►

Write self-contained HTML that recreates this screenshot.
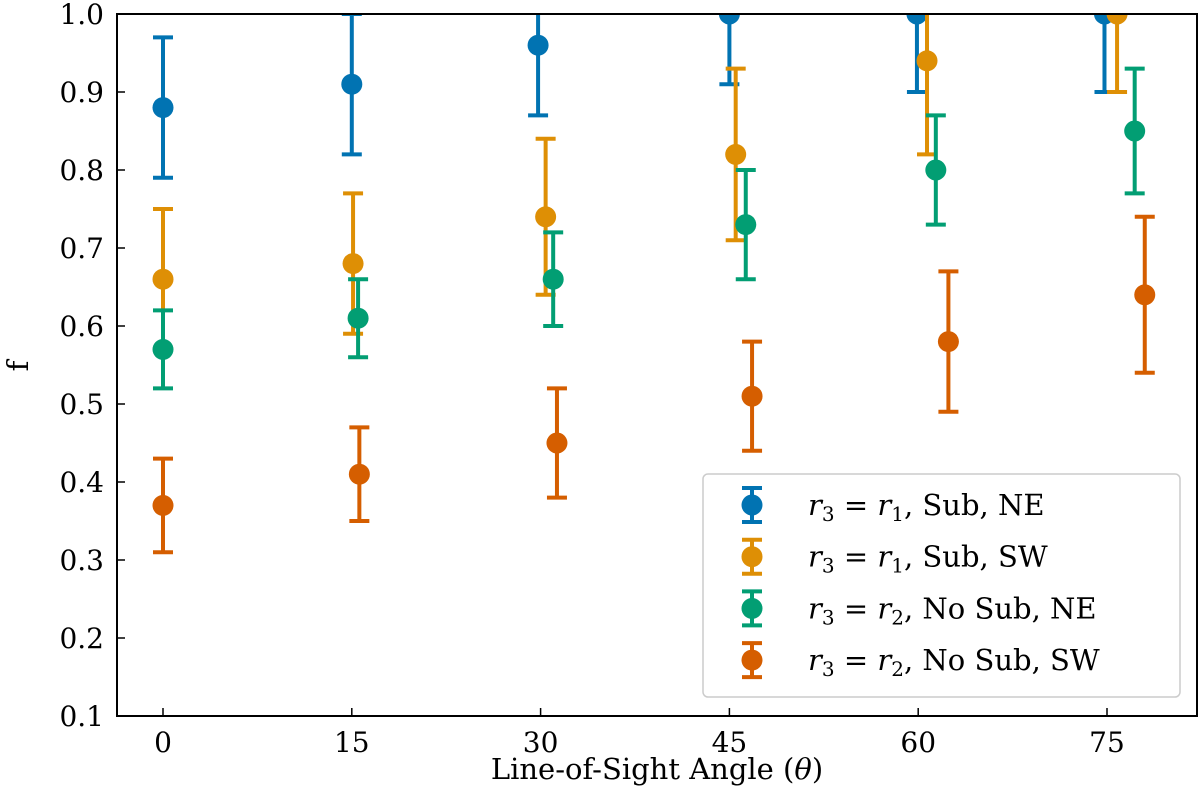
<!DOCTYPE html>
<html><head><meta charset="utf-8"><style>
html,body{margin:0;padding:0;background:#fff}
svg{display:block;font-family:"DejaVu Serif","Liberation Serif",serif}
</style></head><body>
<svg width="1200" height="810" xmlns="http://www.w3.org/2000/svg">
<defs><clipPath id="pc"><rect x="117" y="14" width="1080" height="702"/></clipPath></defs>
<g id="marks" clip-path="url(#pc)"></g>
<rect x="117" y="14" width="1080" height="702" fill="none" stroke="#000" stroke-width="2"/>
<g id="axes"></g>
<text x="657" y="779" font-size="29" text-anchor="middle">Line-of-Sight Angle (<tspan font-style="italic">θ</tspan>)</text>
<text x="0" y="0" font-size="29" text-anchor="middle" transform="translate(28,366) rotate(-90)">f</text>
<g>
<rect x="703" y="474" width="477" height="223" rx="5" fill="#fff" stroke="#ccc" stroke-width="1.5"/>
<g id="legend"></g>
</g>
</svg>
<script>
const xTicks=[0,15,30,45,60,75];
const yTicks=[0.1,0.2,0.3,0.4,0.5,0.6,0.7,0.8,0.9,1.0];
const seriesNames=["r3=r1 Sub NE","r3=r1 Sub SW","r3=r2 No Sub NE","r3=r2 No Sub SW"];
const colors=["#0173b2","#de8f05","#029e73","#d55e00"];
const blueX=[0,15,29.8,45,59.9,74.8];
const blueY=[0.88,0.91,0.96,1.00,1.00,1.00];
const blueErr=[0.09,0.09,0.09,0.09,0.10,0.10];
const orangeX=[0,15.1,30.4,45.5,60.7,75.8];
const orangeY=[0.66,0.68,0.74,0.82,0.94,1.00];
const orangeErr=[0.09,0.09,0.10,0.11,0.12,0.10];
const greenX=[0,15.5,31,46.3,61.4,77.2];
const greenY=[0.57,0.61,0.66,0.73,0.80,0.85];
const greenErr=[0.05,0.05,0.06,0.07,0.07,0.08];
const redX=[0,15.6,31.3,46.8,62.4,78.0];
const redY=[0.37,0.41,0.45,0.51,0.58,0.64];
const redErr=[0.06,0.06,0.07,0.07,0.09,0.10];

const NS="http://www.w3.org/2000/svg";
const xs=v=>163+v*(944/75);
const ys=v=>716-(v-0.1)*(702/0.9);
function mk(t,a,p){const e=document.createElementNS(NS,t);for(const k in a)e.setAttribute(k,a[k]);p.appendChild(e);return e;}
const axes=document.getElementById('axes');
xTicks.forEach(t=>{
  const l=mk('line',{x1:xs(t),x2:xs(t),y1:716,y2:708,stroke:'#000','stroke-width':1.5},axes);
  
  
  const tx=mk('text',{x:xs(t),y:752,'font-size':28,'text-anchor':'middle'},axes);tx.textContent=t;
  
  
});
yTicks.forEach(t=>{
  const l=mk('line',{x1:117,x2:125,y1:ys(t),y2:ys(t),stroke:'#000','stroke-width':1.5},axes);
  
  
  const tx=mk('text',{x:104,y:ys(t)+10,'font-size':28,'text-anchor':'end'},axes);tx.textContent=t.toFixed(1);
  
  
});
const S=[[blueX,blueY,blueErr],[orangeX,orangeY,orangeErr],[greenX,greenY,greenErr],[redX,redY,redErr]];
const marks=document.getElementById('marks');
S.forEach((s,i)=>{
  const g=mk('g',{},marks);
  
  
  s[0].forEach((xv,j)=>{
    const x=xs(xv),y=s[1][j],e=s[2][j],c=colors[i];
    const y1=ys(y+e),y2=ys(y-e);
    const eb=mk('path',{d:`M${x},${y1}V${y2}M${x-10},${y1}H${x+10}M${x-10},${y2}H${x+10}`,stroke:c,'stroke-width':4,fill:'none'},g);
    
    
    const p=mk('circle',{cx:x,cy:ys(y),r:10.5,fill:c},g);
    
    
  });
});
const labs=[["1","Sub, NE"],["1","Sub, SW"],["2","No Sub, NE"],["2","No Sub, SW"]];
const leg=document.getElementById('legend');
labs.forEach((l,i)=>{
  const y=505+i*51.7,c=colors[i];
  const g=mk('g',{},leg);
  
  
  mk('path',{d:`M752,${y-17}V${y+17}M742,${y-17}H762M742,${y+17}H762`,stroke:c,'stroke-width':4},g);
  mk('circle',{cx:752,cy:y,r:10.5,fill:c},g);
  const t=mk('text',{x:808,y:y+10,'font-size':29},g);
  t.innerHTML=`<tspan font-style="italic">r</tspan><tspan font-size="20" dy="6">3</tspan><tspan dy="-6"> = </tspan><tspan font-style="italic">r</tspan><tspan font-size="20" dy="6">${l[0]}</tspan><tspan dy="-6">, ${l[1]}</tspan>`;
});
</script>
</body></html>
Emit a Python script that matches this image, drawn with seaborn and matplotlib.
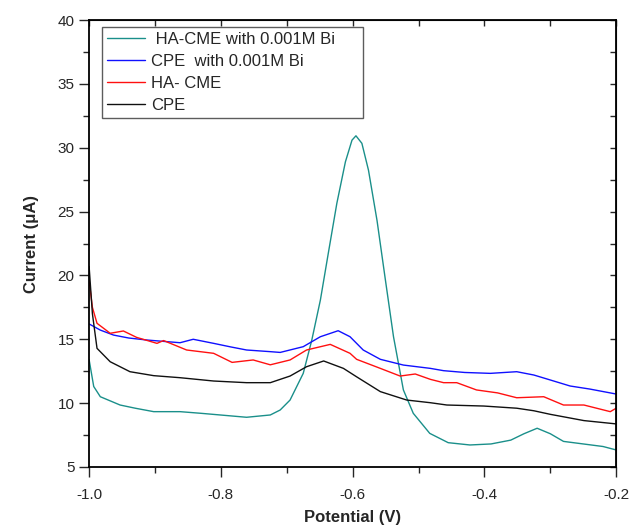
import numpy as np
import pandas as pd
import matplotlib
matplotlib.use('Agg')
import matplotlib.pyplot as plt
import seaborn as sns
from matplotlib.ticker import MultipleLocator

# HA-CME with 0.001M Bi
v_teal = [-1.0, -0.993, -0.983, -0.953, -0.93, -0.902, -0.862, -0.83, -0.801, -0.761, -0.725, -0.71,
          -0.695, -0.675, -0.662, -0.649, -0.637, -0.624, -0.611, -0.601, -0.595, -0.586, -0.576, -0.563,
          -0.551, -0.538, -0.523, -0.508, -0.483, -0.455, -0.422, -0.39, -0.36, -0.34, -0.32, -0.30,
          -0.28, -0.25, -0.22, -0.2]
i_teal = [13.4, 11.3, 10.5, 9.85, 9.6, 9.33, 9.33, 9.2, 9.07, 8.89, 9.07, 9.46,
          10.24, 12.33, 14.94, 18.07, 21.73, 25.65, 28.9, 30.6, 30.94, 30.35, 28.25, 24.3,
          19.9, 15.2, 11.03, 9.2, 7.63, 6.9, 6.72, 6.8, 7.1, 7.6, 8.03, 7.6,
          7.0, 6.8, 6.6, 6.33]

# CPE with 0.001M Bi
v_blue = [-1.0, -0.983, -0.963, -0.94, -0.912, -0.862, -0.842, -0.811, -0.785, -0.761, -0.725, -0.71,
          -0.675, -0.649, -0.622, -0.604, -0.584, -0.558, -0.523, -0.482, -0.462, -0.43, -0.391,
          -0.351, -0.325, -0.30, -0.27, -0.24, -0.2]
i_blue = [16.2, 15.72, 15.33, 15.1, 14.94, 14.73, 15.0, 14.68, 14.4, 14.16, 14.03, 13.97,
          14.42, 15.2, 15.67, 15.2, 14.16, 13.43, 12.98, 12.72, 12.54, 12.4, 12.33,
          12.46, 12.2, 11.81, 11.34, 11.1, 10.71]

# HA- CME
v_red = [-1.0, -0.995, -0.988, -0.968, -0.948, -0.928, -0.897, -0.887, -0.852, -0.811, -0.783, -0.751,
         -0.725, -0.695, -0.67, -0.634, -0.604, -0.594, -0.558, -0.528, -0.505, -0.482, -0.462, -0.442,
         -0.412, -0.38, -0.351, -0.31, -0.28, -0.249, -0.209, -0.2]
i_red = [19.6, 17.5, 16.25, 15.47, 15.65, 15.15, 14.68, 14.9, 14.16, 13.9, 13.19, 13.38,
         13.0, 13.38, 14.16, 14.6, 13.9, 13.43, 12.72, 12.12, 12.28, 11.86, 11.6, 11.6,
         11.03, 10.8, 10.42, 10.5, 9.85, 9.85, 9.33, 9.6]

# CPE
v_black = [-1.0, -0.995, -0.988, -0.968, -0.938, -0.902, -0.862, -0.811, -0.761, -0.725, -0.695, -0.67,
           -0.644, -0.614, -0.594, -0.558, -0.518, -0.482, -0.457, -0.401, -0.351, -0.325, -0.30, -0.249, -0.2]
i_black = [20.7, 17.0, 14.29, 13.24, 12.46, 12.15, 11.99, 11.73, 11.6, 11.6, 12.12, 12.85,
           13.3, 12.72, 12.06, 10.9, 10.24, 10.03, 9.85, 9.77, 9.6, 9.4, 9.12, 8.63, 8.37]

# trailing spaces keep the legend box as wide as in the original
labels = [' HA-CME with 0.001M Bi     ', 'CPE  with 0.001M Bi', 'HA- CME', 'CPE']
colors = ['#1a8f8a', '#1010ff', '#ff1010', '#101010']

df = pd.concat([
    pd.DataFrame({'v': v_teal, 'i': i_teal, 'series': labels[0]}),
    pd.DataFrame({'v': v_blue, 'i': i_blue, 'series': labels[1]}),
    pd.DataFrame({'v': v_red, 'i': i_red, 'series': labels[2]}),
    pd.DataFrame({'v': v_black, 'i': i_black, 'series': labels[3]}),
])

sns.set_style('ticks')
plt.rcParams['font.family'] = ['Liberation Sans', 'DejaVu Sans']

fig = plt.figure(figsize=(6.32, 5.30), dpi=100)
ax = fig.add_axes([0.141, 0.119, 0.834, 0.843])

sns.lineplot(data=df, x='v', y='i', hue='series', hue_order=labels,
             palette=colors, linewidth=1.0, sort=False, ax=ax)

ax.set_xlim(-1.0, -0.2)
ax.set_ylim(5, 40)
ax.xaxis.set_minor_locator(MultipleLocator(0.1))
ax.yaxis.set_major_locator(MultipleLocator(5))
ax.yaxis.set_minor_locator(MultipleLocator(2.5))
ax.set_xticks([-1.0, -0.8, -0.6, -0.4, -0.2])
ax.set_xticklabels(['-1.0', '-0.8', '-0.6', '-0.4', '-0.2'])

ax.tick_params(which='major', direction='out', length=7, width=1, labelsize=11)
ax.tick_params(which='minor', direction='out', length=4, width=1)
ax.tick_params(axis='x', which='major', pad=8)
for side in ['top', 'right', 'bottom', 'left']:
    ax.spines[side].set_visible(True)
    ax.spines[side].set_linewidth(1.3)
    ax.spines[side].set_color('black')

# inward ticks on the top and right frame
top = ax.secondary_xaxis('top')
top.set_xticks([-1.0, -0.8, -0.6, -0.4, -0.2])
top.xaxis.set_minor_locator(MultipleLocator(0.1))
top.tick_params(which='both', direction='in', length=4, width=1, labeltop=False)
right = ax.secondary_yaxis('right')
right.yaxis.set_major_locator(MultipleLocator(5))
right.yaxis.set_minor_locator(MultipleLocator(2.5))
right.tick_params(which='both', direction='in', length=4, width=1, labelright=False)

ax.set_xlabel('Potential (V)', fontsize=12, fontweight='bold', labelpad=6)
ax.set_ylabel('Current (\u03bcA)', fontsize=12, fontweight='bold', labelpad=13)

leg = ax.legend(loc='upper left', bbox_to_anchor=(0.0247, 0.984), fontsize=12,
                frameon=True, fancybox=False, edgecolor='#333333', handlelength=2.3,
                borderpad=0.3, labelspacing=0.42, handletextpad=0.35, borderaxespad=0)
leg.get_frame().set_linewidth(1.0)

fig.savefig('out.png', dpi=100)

◄

Task statement:
Write out, exactly and with nothing added, everything from the line with "Emit a Python" down to the line with "from matplotlib.ticker import MultipleLocator", both included. Drop any pictures.

Finished answer:
Emit a Python script that matches this image, drawn with seaborn and matplotlib.
import numpy as np
import pandas as pd
import matplotlib
matplotlib.use('Agg')
import matplotlib.pyplot as plt
import seaborn as sns
from matplotlib.ticker import MultipleLocator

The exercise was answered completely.